> **DATASET CONTENT**:
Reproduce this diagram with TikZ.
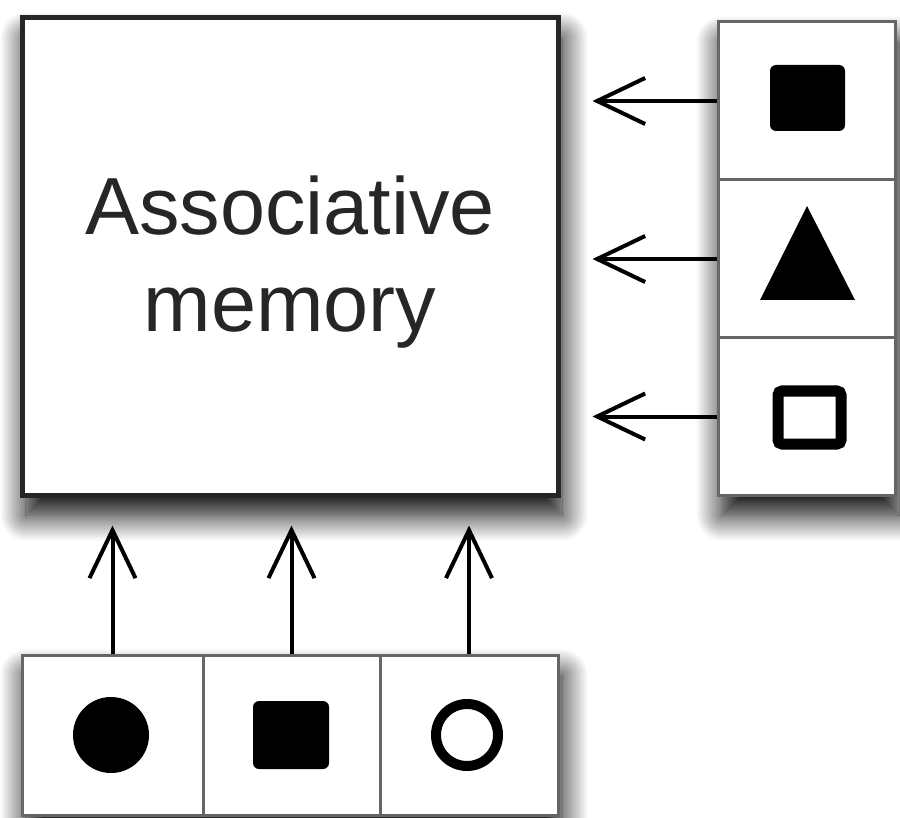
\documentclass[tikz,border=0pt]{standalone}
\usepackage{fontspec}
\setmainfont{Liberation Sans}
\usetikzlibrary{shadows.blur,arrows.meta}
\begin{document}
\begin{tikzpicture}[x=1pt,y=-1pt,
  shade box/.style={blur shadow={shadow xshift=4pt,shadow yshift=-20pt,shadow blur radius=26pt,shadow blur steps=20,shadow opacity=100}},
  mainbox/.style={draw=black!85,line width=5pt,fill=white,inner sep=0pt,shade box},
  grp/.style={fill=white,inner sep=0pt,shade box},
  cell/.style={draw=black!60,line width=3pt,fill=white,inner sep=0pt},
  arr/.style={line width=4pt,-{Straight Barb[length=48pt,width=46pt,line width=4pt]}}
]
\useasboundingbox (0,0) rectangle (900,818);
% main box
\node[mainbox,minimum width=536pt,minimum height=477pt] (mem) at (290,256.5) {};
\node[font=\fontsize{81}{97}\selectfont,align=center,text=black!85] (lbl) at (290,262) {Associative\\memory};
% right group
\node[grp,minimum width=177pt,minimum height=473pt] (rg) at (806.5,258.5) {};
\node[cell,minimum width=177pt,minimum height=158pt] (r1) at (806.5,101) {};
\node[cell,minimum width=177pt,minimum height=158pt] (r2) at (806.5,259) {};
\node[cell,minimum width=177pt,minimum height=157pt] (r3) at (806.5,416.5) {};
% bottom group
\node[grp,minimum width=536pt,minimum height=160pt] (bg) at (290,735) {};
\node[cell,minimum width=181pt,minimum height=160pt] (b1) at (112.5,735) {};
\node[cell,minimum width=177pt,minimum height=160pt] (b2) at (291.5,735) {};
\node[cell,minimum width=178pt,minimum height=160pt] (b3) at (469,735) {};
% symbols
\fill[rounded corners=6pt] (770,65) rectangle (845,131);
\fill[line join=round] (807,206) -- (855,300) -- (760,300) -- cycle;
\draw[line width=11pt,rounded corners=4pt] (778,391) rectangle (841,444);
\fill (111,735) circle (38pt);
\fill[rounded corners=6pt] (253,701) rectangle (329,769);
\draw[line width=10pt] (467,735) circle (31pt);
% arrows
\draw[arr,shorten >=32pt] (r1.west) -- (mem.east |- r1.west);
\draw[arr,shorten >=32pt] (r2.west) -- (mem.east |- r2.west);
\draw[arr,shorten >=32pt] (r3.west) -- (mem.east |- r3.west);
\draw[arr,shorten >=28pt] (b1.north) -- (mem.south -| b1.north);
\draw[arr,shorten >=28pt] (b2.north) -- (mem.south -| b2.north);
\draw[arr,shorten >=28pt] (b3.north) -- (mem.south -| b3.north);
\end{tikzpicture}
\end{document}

> **PROMPT**:
Drop the images and repeat the data exactly.

> **TASK ANSWER**:
Reproduce this diagram with TikZ.
\documentclass[tikz,border=0pt]{standalone}
\usepackage{fontspec}
\setmainfont{Liberation Sans}
\usetikzlibrary{shadows.blur,arrows.meta}
\begin{document}
\begin{tikzpicture}[x=1pt,y=-1pt,
  shade box/.style={blur shadow={shadow xshift=4pt,shadow yshift=-20pt,shadow blur radius=26pt,shadow blur steps=20,shadow opacity=100}},
  mainbox/.style={draw=black!85,line width=5pt,fill=white,inner sep=0pt,shade box},
  grp/.style={fill=white,inner sep=0pt,shade box},
  cell/.style={draw=black!60,line width=3pt,fill=white,inner sep=0pt},
  arr/.style={line width=4pt,-{Straight Barb[length=48pt,width=46pt,line width=4pt]}}
]
\useasboundingbox (0,0) rectangle (900,818);
% main box
\node[mainbox,minimum width=536pt,minimum height=477pt] (mem) at (290,256.5) {};
\node[font=\fontsize{81}{97}\selectfont,align=center,text=black!85] (lbl) at (290,262) {Associative\\memory};
% right group
\node[grp,minimum width=177pt,minimum height=473pt] (rg) at (806.5,258.5) {};
\node[cell,minimum width=177pt,minimum height=158pt] (r1) at (806.5,101) {};
\node[cell,minimum width=177pt,minimum height=158pt] (r2) at (806.5,259) {};
\node[cell,minimum width=177pt,minimum height=157pt] (r3) at (806.5,416.5) {};
% bottom group
\node[grp,minimum width=536pt,minimum height=160pt] (bg) at (290,735) {};
\node[cell,minimum width=181pt,minimum height=160pt] (b1) at (112.5,735) {};
\node[cell,minimum width=177pt,minimum height=160pt] (b2) at (291.5,735) {};
\node[cell,minimum width=178pt,minimum height=160pt] (b3) at (469,735) {};
% symbols
\fill[rounded corners=6pt] (770,65) rectangle (845,131);
\fill[line join=round] (807,206) -- (855,300) -- (760,300) -- cycle;
\draw[line width=11pt,rounded corners=4pt] (778,391) rectangle (841,444);
\fill (111,735) circle (38pt);
\fill[rounded corners=6pt] (253,701) rectangle (329,769);
\draw[line width=10pt] (467,735) circle (31pt);
% arrows
\draw[arr,shorten >=32pt] (r1.west) -- (mem.east |- r1.west);
\draw[arr,shorten >=32pt] (r2.west) -- (mem.east |- r2.west);
\draw[arr,shorten >=32pt] (r3.west) -- (mem.east |- r3.west);
\draw[arr,shorten >=28pt] (b1.north) -- (mem.south -| b1.north);
\draw[arr,shorten >=28pt] (b2.north) -- (mem.south -| b2.north);
\draw[arr,shorten >=28pt] (b3.north) -- (mem.south -| b3.north);
\end{tikzpicture}
\end{document}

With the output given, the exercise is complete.